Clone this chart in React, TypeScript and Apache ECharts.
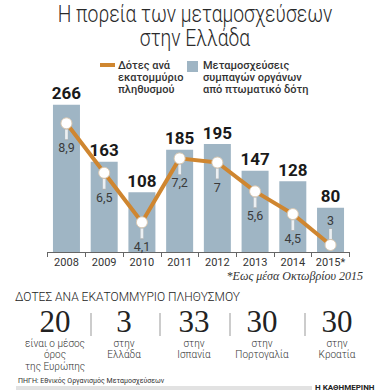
import React, { useEffect, useRef } from "react";
import * as echarts from "echarts";

const years = ["2008", "2009", "2010", "2011", "2012", "2013", "2014", "2015*"];
const transplants = [266, 163, 108, 185, 195, 147, 128, 80];
const donorsPerMillion = [8.9, 6.5, 4.1, 7.2, 7, 5.6, 4.5, 3];
const compareValues = ["20", "3", "33", "30", "30"];
const compareTexts = [
  ["είναι ο μέσος", "όρος", "της Ευρώπης"],
  ["στην", "Ελλάδα"],
  ["στην", "Ισπανία"],
  ["στην", "Πορτογαλία"],
  ["στην", "Κροατία"],
];

const ORANGE = "#cf8630";
const BAR = "#9fb5c4";
const FONT = "Roboto, 'Open Sans', sans-serif";

export default function App() {
  const ref = useRef<HTMLDivElement>(null);
  useEffect(() => {
    document.body.style.margin = "0";
    const chart = echarts.init(ref.current!, null, { renderer: "svg" });
    const n = donorsPerMillion.length;
    const lineData = donorsPerMillion.map((v, i) => ({
      value: v,
      label: {
        position: i === n - 1 ? "top" : "bottom",
        distance: 12,
      },
    }));
    const pinData = donorsPerMillion.map((v, i) => ({
      value: v,
      symbolOffset: i === n - 1 ? [0, -11] : [0, 11],
    }));

    const cx = [55, 124, 194, 262, 337];
    const seps = [91, 160, 230, 305];
    const graphics: any[] = [
      { type: "text", x: 195, y: 13.5, scaleX: 0.84, style: { text: "Η πορεία των μεταμοσχεύσεων", font: `300 23px ${FONT}`, fill: "#2a2a2a", align: "center", verticalAlign: "middle", lineHeight: 24 } },
      { type: "text", x: 195, y: 38, scaleX: 0.84, style: { text: "στην Ελλάδα", font: `300 23px ${FONT}`, fill: "#2a2a2a", align: "center", verticalAlign: "middle", lineHeight: 24 } },
      { type: "line", shape: { x1: 100, y1: 65, x2: 115, y2: 65 }, style: { stroke: ORANGE, lineWidth: 4 } },
      { type: "text", x: 118, y: 59, style: { text: "Δότες ανά\nεκατομμύριο\nπληθυσμού", font: `500 11px ${FONT}`, fill: "#333", lineHeight: 12 } },
      { type: "rect", shape: { x: 187, y: 61, width: 11, height: 11 }, style: { fill: BAR } },
      { type: "text", x: 203, y: 59, style: { text: "Μεταμοσχεύσεις\nσυμπαγών οργάνων\nαπό πτωματικό δότη", font: `500 11px ${FONT}`, fill: "#333", lineHeight: 12 } },
      { type: "text", x: 363, y: 276, style: { text: "*Εως μέσα Οκτωβρίου 2015", font: "italic 12px 'Liberation Serif', serif", fill: "#333", align: "right", verticalAlign: "middle" } },
      { type: "text", x: 15, y: 297, style: { text: "ΔΟΤΕΣ ΑΝΑ ΕΚΑΤΟΜΜΥΡΙΟ ΠΛΗΘΥΣΜΟΥ", font: `300 12px ${FONT}`, fill: "#222", verticalAlign: "middle" } },
      { type: "text", x: 18, y: 381, style: { text: "ΠΗΓΗ: Εθνικός Οργανισμός Μεταμοσχεύσεων", font: `7px ${FONT}`, fill: "#333", verticalAlign: "middle" } },
      { type: "rect", shape: { x: 16, y: 386, width: 296, height: 4 }, style: { fill: "#e2e2e2" } },
      { type: "text", x: 315, y: 387, style: { text: "Η ΚΑΘΗΜΕΡΙΝΗ", font: `bold 8px ${FONT}`, fill: "#222", verticalAlign: "middle" } },
    ];
    compareValues.forEach((v, i) => {
      graphics.push({ type: "text", x: cx[i], y: 321, style: { text: v, font: "31px 'Liberation Serif', serif", fill: "#222", align: "center", verticalAlign: "middle", lineHeight: 24 } });
      graphics.push({ type: "text", x: cx[i], y: 338, style: { text: compareTexts[i].join("\n"), font: `300 10px ${FONT}`, fill: "#333", align: "center", verticalAlign: "top", lineHeight: 11.2 } });
    });
    seps.forEach((x) => {
      graphics.push({ type: "line", shape: { x1: x, y1: 313, x2: x, y2: 336 }, style: { stroke: "#999", lineWidth: 1 } });
    });

    chart.setOption({
      animation: false,
      backgroundColor: "#fff",
      grid: { left: 47.6, right: 40.6, top: 86, bottom: 138 },
      xAxis: {
        type: "category",
        data: years,
        axisLine: { lineStyle: { color: "#666" } },
        axisTick: { show: true, length: 5, interval: 0, lineStyle: { color: "#666" } },
        axisLabel: { color: "#333", fontSize: 11, fontFamily: FONT, margin: 5, interval: 0 },
      },
      yAxis: [
        { type: "value", min: 0, max: 300, show: false, splitLine: { show: false } },
        { type: "value", min: 2.66, max: 10.71, show: false, splitLine: { show: false } },
      ],
      graphic: graphics,
      series: [
        {
          type: "bar",
          data: transplants,
          barWidth: 27,
          itemStyle: { color: BAR },
          label: { show: true, position: "top", distance: 3, color: "#1a1a1a", fontSize: 17, fontWeight: "bold", fontFamily: FONT },
          z: 1,
        },
        {
          type: "scatter",
          yAxisIndex: 1,
          data: pinData,
          symbol: "rect",
          symbolSize: [3, 11],
          itemStyle: { color: "#fff", borderColor: "#aaa", borderWidth: 0.6 },
          z: 2,
        },
        {
          type: "line",
          yAxisIndex: 1,
          data: lineData,
          symbol: "circle",
          symbolSize: 11,
          showAllSymbol: true,
          lineStyle: { color: ORANGE, width: 4 },
          itemStyle: { color: "#fff", borderColor: "#d9c7b0", borderWidth: 1 },
          label: {
            show: true,
            color: "#3a3a3a",
            fontSize: 12.5,
            fontFamily: FONT,
            formatter: (p: any) => String(p.value).replace(".", ","),
          },
          z: 3,
        },
      ],
    });
    return () => chart.dispose();
  }, []);
  return <div ref={ref} style={{ width: 390, height: 390 }} />;
}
--------------------
Print out the lines exactly, skipping any picture.

Written response -
Clone this chart in React, TypeScript and Apache ECharts.
import React, { useEffect, useRef } from "react";
import * as echarts from "echarts";

const years = ["2008", "2009", "2010", "2011", "2012", "2013", "2014", "2015*"];
const transplants = [266, 163, 108, 185, 195, 147, 128, 80];
const donorsPerMillion = [8.9, 6.5, 4.1, 7.2, 7, 5.6, 4.5, 3];
const compareValues = ["20", "3", "33", "30", "30"];
const compareTexts = [
  ["είναι ο μέσος", "όρος", "της Ευρώπης"],
  ["στην", "Ελλάδα"],
  ["στην", "Ισπανία"],
  ["στην", "Πορτογαλία"],
  ["στην", "Κροατία"],
];

const ORANGE = "#cf8630";
const BAR = "#9fb5c4";
const FONT = "Roboto, 'Open Sans', sans-serif";

export default function App() {
  const ref = useRef<HTMLDivElement>(null);
  useEffect(() => {
    document.body.style.margin = "0";
    const chart = echarts.init(ref.current!, null, { renderer: "svg" });
    const n = donorsPerMillion.length;
    const lineData = donorsPerMillion.map((v, i) => ({
      value: v,
      label: {
        position: i === n - 1 ? "top" : "bottom",
        distance: 12,
      },
    }));
    const pinData = donorsPerMillion.map((v, i) => ({
      value: v,
      symbolOffset: i === n - 1 ? [0, -11] : [0, 11],
    }));

    const cx = [55, 124, 194, 262, 337];
    const seps = [91, 160, 230, 305];
    const graphics: any[] = [
      { type: "text", x: 195, y: 13.5, scaleX: 0.84, style: { text: "Η πορεία των μεταμοσχεύσεων", font: `300 23px ${FONT}`, fill: "#2a2a2a", align: "center", verticalAlign: "middle", lineHeight: 24 } },
      { type: "text", x: 195, y: 38, scaleX: 0.84, style: { text: "στην Ελλάδα", font: `300 23px ${FONT}`, fill: "#2a2a2a", align: "center", verticalAlign: "middle", lineHeight: 24 } },
      { type: "line", shape: { x1: 100, y1: 65, x2: 115, y2: 65 }, style: { stroke: ORANGE, lineWidth: 4 } },
      { type: "text", x: 118, y: 59, style: { text: "Δότες ανά\nεκατομμύριο\nπληθυσμού", font: `500 11px ${FONT}`, fill: "#333", lineHeight: 12 } },
      { type: "rect", shape: { x: 187, y: 61, width: 11, height: 11 }, style: { fill: BAR } },
      { type: "text", x: 203, y: 59, style: { text: "Μεταμοσχεύσεις\nσυμπαγών οργάνων\nαπό πτωματικό δότη", font: `500 11px ${FONT}`, fill: "#333", lineHeight: 12 } },
      { type: "text", x: 363, y: 276, style: { text: "*Εως μέσα Οκτωβρίου 2015", font: "italic 12px 'Liberation Serif', serif", fill: "#333", align: "right", verticalAlign: "middle" } },
      { type: "text", x: 15, y: 297, style: { text: "ΔΟΤΕΣ ΑΝΑ ΕΚΑΤΟΜΜΥΡΙΟ ΠΛΗΘΥΣΜΟΥ", font: `300 12px ${FONT}`, fill: "#222", verticalAlign: "middle" } },
      { type: "text", x: 18, y: 381, style: { text: "ΠΗΓΗ: Εθνικός Οργανισμός Μεταμοσχεύσεων", font: `7px ${FONT}`, fill: "#333", verticalAlign: "middle" } },
      { type: "rect", shape: { x: 16, y: 386, width: 296, height: 4 }, style: { fill: "#e2e2e2" } },
      { type: "text", x: 315, y: 387, style: { text: "Η ΚΑΘΗΜΕΡΙΝΗ", font: `bold 8px ${FONT}`, fill: "#222", verticalAlign: "middle" } },
    ];
    compareValues.forEach((v, i) => {
      graphics.push({ type: "text", x: cx[i], y: 321, style: { text: v, font: "31px 'Liberation Serif', serif", fill: "#222", align: "center", verticalAlign: "middle", lineHeight: 24 } });
      graphics.push({ type: "text", x: cx[i], y: 338, style: { text: compareTexts[i].join("\n"), font: `300 10px ${FONT}`, fill: "#333", align: "center", verticalAlign: "top", lineHeight: 11.2 } });
    });
    seps.forEach((x) => {
      graphics.push({ type: "line", shape: { x1: x, y1: 313, x2: x, y2: 336 }, style: { stroke: "#999", lineWidth: 1 } });
    });

    chart.setOption({
      animation: false,
      backgroundColor: "#fff",
      grid: { left: 47.6, right: 40.6, top: 86, bottom: 138 },
      xAxis: {
        type: "category",
        data: years,
        axisLine: { lineStyle: { color: "#666" } },
        axisTick: { show: true, length: 5, interval: 0, lineStyle: { color: "#666" } },
        axisLabel: { color: "#333", fontSize: 11, fontFamily: FONT, margin: 5, interval: 0 },
      },
      yAxis: [
        { type: "value", min: 0, max: 300, show: false, splitLine: { show: false } },
        { type: "value", min: 2.66, max: 10.71, show: false, splitLine: { show: false } },
      ],
      graphic: graphics,
      series: [
        {
          type: "bar",
          data: transplants,
          barWidth: 27,
          itemStyle: { color: BAR },
          label: { show: true, position: "top", distance: 3, color: "#1a1a1a", fontSize: 17, fontWeight: "bold", fontFamily: FONT },
          z: 1,
        },
        {
          type: "scatter",
          yAxisIndex: 1,
          data: pinData,
          symbol: "rect",
          symbolSize: [3, 11],
          itemStyle: { color: "#fff", borderColor: "#aaa", borderWidth: 0.6 },
          z: 2,
        },
        {
          type: "line",
          yAxisIndex: 1,
          data: lineData,
          symbol: "circle",
          symbolSize: 11,
          showAllSymbol: true,
          lineStyle: { color: ORANGE, width: 4 },
          itemStyle: { color: "#fff", borderColor: "#d9c7b0", borderWidth: 1 },
          label: {
            show: true,
            color: "#3a3a3a",
            fontSize: 12.5,
            fontFamily: FONT,
            formatter: (p: any) => String(p.value).replace(".", ","),
          },
          z: 3,
        },
      ],
    });
    return () => chart.dispose();
  }, []);
  return <div ref={ref} style={{ width: 390, height: 390 }} />;
}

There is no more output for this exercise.